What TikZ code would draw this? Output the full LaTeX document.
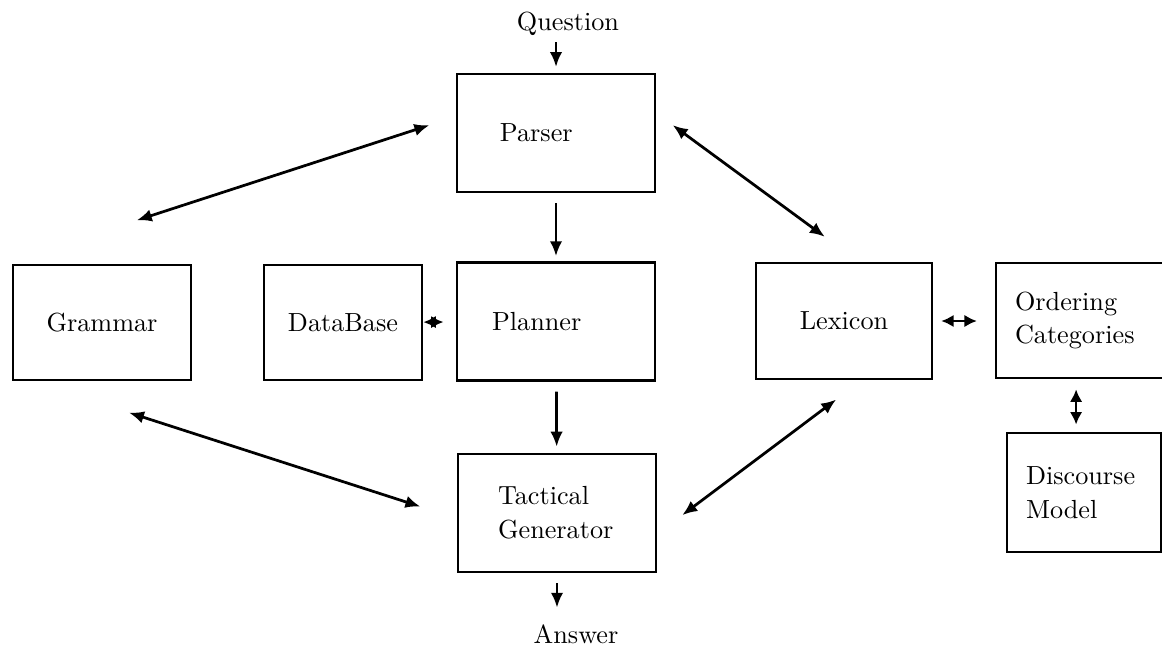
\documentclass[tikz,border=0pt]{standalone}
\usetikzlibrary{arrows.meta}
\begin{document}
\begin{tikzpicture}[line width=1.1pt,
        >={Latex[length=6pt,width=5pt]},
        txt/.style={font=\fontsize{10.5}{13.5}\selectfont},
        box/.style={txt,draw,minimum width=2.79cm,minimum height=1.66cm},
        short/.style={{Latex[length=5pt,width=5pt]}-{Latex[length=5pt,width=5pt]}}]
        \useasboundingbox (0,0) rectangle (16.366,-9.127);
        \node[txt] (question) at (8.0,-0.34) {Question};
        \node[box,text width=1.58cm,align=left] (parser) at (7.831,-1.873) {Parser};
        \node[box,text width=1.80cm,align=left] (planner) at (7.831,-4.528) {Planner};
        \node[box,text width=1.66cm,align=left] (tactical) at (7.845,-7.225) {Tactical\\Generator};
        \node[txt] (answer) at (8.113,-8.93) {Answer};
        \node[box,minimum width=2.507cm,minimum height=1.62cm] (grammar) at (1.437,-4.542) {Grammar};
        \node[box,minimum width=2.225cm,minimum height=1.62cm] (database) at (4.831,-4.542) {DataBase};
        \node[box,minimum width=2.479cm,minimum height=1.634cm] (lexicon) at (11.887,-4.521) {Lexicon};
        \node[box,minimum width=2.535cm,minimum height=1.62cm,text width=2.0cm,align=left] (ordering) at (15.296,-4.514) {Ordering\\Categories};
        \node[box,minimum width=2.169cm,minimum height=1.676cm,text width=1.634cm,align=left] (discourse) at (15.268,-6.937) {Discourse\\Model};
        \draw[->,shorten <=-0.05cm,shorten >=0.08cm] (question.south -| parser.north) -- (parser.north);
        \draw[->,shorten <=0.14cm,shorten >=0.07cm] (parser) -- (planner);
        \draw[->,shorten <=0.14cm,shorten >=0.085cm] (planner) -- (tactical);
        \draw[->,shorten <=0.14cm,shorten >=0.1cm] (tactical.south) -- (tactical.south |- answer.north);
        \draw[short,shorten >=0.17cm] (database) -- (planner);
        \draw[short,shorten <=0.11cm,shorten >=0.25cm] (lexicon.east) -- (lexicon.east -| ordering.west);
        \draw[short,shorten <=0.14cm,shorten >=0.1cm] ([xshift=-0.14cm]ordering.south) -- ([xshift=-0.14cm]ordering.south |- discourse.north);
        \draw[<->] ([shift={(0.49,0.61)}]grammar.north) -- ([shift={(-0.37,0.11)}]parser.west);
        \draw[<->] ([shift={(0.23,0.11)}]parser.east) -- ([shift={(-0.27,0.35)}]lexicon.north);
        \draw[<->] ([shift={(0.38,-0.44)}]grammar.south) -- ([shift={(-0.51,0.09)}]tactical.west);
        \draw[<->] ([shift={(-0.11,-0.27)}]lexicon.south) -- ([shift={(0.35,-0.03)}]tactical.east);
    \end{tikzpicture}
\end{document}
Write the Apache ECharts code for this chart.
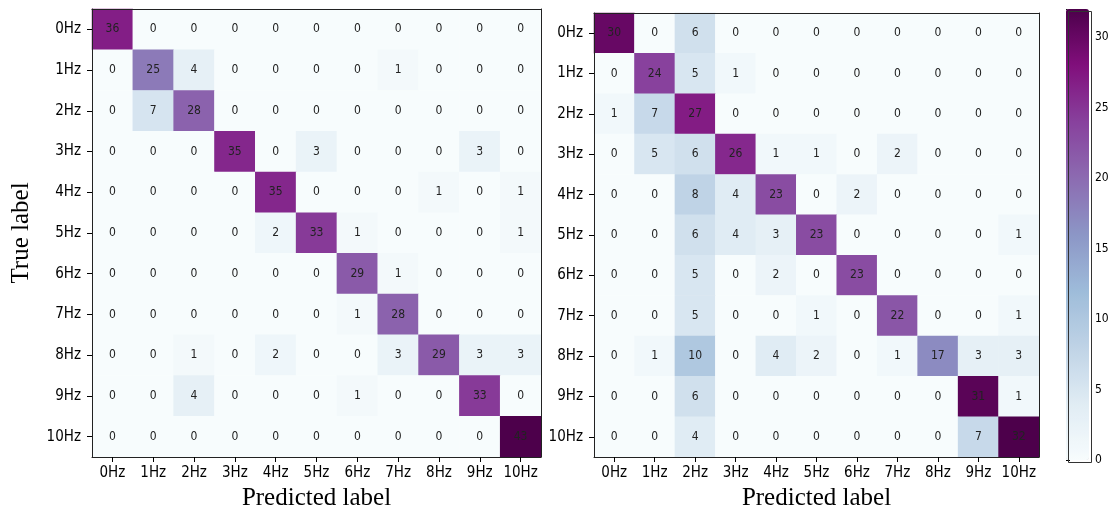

Aim of the task -> Search the entries for the word "code", then list each line that holds it.

The result ->
What TikZ code would draw this? Output the full LaTeX document.
Write the Apache ECharts code for this chart.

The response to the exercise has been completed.